1. I paint geometric abstractions. Using various painting materials, oils, spray paint, acrylic, and resin, as well as materials traditionally associated with craft such as cloth, yarn, foam, thread, I am constructing an experience that is physical and ultimately bodily. Paintings are sculptural but function most precisely when they are restricted by the format of stretchers. They begin with stitching into canvas, cutting, building up/distorting the surface. By employing typically feminine techniques such as knitting and crocheting before I apply oil paint to canvas, I challenge the accepted notions of ornamentation and domesticity.
2. My paintings are small and compact like bombs. They feel touched and built over time. They have a handled, sullied quality, I see them as ethnic bodies, as immigrants, as those in Diaspora, as the Other. I am interested in a limited palette, in the need to have the viewer spent time with the work. These paintings are demanding and needy.
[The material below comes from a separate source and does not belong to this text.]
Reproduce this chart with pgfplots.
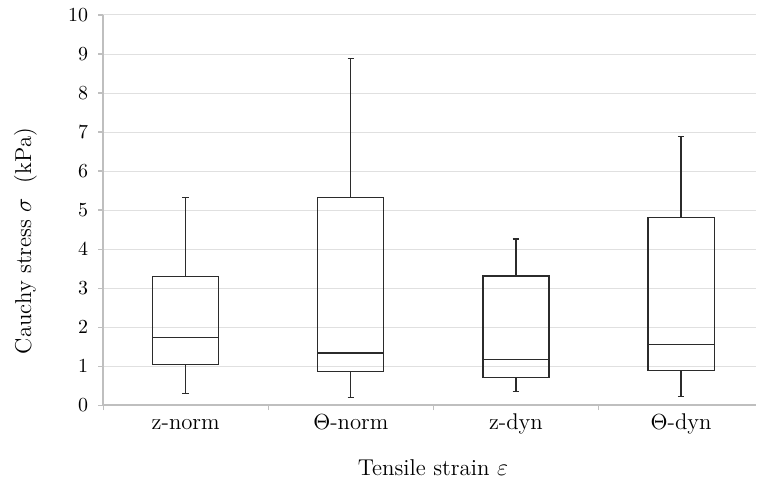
\documentclass[border=0pt]{standalone}
\usepackage{pgfplots}
\pgfplotsset{compat=1.18}
\usepgfplotslibrary{statistics}
\definecolor{axgray}{HTML}{BFBFBF}
\definecolor{gridgray}{HTML}{E0E0E0}
\definecolor{boxc}{HTML}{2B2B2B}
\begin{document}
\begin{tikzpicture}
\begin{axis}[
  scale only axis,
  width=327.7pt, height=195.8pt,
  xmin=0.5, xmax=4.455,
  ymin=0, ymax=10,
  ytick={0,1,...,10},
  xtick={1,2,3,4},
  xticklabels={z-norm,$\Theta$-norm,z-dyn,$\Theta$-dyn},
  minor xtick={0.5,1.5,2.5,3.5,4.5},
  major x tick style={draw=none},
  minor tick length=2.5pt,
  major tick length=2.5pt,
  tick align=outside,
  tick style={axgray, line width=0.6pt},
  axis x line*=bottom,
  axis y line*=left,
  axis line style={axgray, line width=0.8pt},
  ymajorgrids,
  grid style={gridgray, line width=0.5pt},
  yticklabel style={xshift=-1.5pt, inner ysep=4.3pt},
  xticklabel style={font=\fontsize{11.4}{13.7}\selectfont, text height=1.6ex, text depth=0.3ex, yshift=0.5pt},
  ylabel={Cauchy stress $\sigma$~~(kPa)},
  xlabel={Tensile strain $\varepsilon$},
  label style={font=\fontsize{11.5}{13.8}\selectfont},
  ylabel style={at={(axis description cs:-0.119,0.421)}, anchor=center, rotate=0, inner ysep=7pt},
  xlabel style={at={(axis description cs:0.505,-0.159)}, anchor=center},
  boxplot/draw direction=y,
  boxplot/box extend=0.4,
  boxplot/whisker extend=0.04,
  clip=false,
]
\addplot[boxc, line width=0.6pt, boxplot prepared={draw position=1,
  lower whisker=0.31, lower quartile=1.05, median=1.74, upper quartile=3.29, upper whisker=5.32}]
  coordinates {};
\addplot[boxc, line width=0.6pt, boxplot prepared={draw position=2,
  lower whisker=0.20, lower quartile=0.87, median=1.34, upper quartile=5.32, upper whisker=8.88}]
  coordinates {};
\addplot[boxc, line width=0.6pt, boxplot prepared={draw position=3,
  lower whisker=0.35, lower quartile=0.70, median=1.17, upper quartile=3.31, upper whisker=4.26}]
  coordinates {};
\addplot[boxc, line width=0.6pt, boxplot prepared={draw position=4,
  lower whisker=0.23, lower quartile=0.88, median=1.55, upper quartile=4.80, upper whisker=6.89}]
  coordinates {};
\end{axis}
\end{tikzpicture}
\end{document}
They undress slowly.
3. I choose the medium of painting to evoke meaning when dealing with the immediacy of current events or processing through layers of history because painting is capable of memorializing, sorting, and re-presenting as well as distancing to make objective. Surfaces range from distasteful, destroyed and decrepit to challenging and difficult beauty. Though there is a constant awareness that the viewer is coming into contact with surface, color, and composition, formal choices are extensions of paintings content.